Mültecilik, göçmenlik kavramları Yahudiler için gerçekten de hiçbir zaman unutulmaması gereken kavramlar. Naziler’den kaçarken Struma’dan Salvador olayına kadar birçok olayda mülteciliğin acı deneyimlerini yaşayan Yahudilerin ‘mültecilik’ durumunu Hannah Arendt şu ifadelerle dillendiriyor:
“Evimizi kaybettik, yani günlük yaşamın aşinalığını. İşimizi kaybettik, yani bu dünyada bir işe yaradığımıza dair inancı. Dilimizi kaybettik, yani tepkilerin doğallığını, jestlerin basitliğini, duyguların serbestçe dışavurumunu. Akrabalarımızı Polonya gettolarında bıraktık ve en iyi arkadaşlarımız toplama kamplarında öldürüldü ve bu özel yaşamlarımızın parçalanması anlamına geliyor.”

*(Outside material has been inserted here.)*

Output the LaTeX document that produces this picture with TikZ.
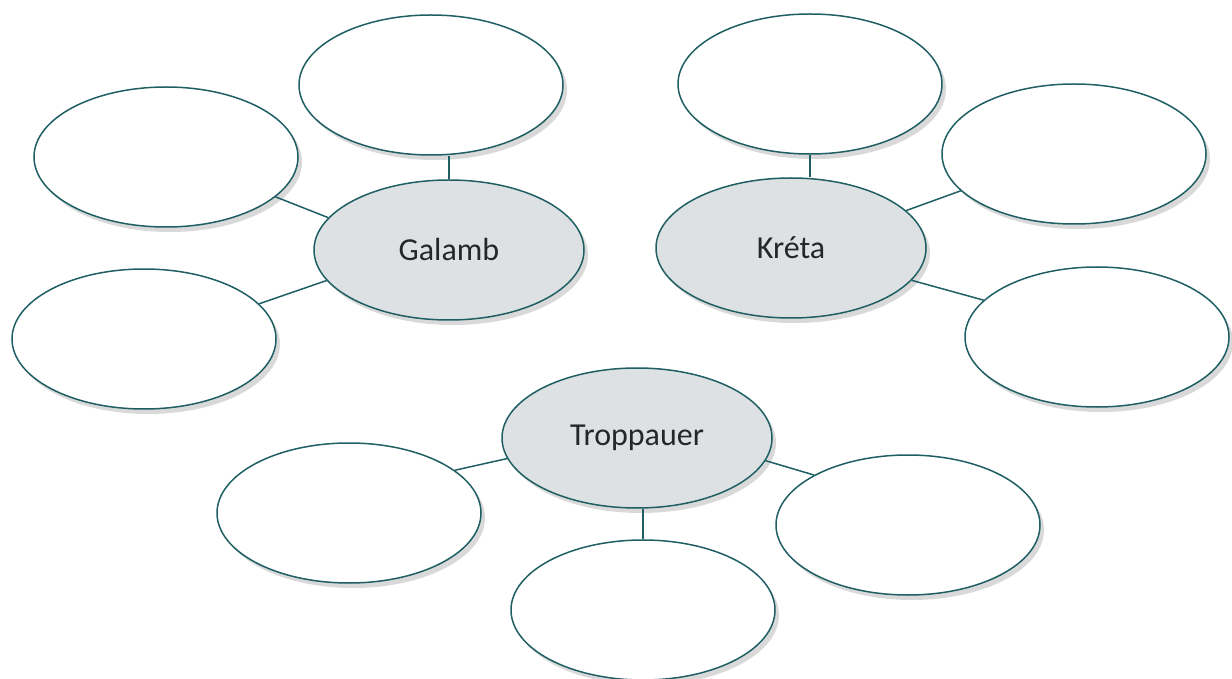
\documentclass[tikz,border=0pt]{standalone}
\usepackage{fontspec}
\setmainfont{Carlito}
\usetikzlibrary{shapes.geometric,shadows}
\definecolor{edgeteal}{HTML}{1F5F63}
\definecolor{hubfill}{HTML}{DDE1E3}
\tikzset{
  bubble/.style={ellipse, draw=edgeteal, line width=0.75pt, fill=white,
    minimum width=132pt, minimum height=70pt, inner sep=0pt,
    drop shadow={opacity=0.15, shadow xshift=2pt, shadow yshift=-2.5pt, fill=black}},
  hub/.style={bubble, fill=hubfill, minimum width=135pt, font=\fontsize{16}{18}\selectfont, text=black!85},
  link/.style={draw=edgeteal, line width=0.75pt}
}
\begin{document}
\begin{tikzpicture}[x=0.5pt, y=-0.5pt]
\useasboundingbox (0,0) rectangle (1232,679);
% hubs
\node[hub] (g) at (449,250) {Galamb};
\node[hub] (k) at (791,248) {Kréta};
\node[hub] (t) at (637,438) {Troppauer};
% satellites of Galamb
\node[bubble] (gt) at (431,85) {};
\node[bubble] (gl) at (166,157) {};
\node[bubble] (gb) at (144,339) {};
% satellites of Kréta
\node[bubble] (kt) at (810,84) {};
\node[bubble] (kr) at (1074,154) {};
\node[bubble] (kb) at (1097,337) {};
% satellites of Troppauer
\node[bubble] (tl) at (349,513) {};
\node[bubble] (tb) at (643,610) {};
\node[bubble] (tr) at (908,525) {};
% connectors
\draw[link] (g.north) -- (g.north |- gt.south);
\draw[link] (g.165) -- (gl.340);
\draw[link] (g.194) -- (gb.17);
\draw[link] (kt.south) -- (kt.south |- k.north);
\draw[link] (k.18) -- (kr.198);
\draw[link] (k.345) -- (kb.162);
\draw[link] (tb.north) -- (tb.north |- t.south);
\draw[link] (t.189) -- (tl.22);
\draw[link] (t.350) -- (tr.152);
\end{tikzpicture}
\end{document}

“Bir Daha Asla!” sloganının sadece slogan olarak kalmaması için Yahudilerin göçmenlerle dayanışmak amacıyla başlattığı harekete destek vermek çok önemli. Türkiye’de de Suriyelilere karşı artan nefrete karşı Yahudiler Suriyeli göçmenlerle dayanışma göstermeli. Tarihleri boyunca birçok pogroma maruz kalan Yahudiler, bulundukları her yerde göçmenlere karşı yükselen nefretle mücadele etmeli. Geçenlerde Adana’da Suriyelilerin yaşadığı yerlerde bir pogrom daha gerçekleşti. Dükkânları, arabaları parçalandı, ateşe verildi. Bu pogromun gerekçesi bir Suriyelinin gerçekleştirdiği cinsel istismardı. Olayların ardından ortaya çıktı ki, cinsel istismarcı Türkiye vatandaşıydı… Yüz yıllardır Yahudilere yönelik kan iftiraları ve ardından gerçekleşen pogromların tekerrürü olan bir vaka. Suriyelilerin topyekûn saldırıya, daha doğrusu pogroma maruz kaldığı ilk olay değil bu. Bursa’da, İstanbul’da ve Türkiye’nin birçok ilinde Suriyeliler sürekli saldırılara maruz kalıyor.
Peki, bu kadar göçmenlik hafızası ve travması olan biz Türkiyeli Yahudiler, Türkiye’de göçmen düşmanlığıyla mücadelede ne kadar yer alıyoruz?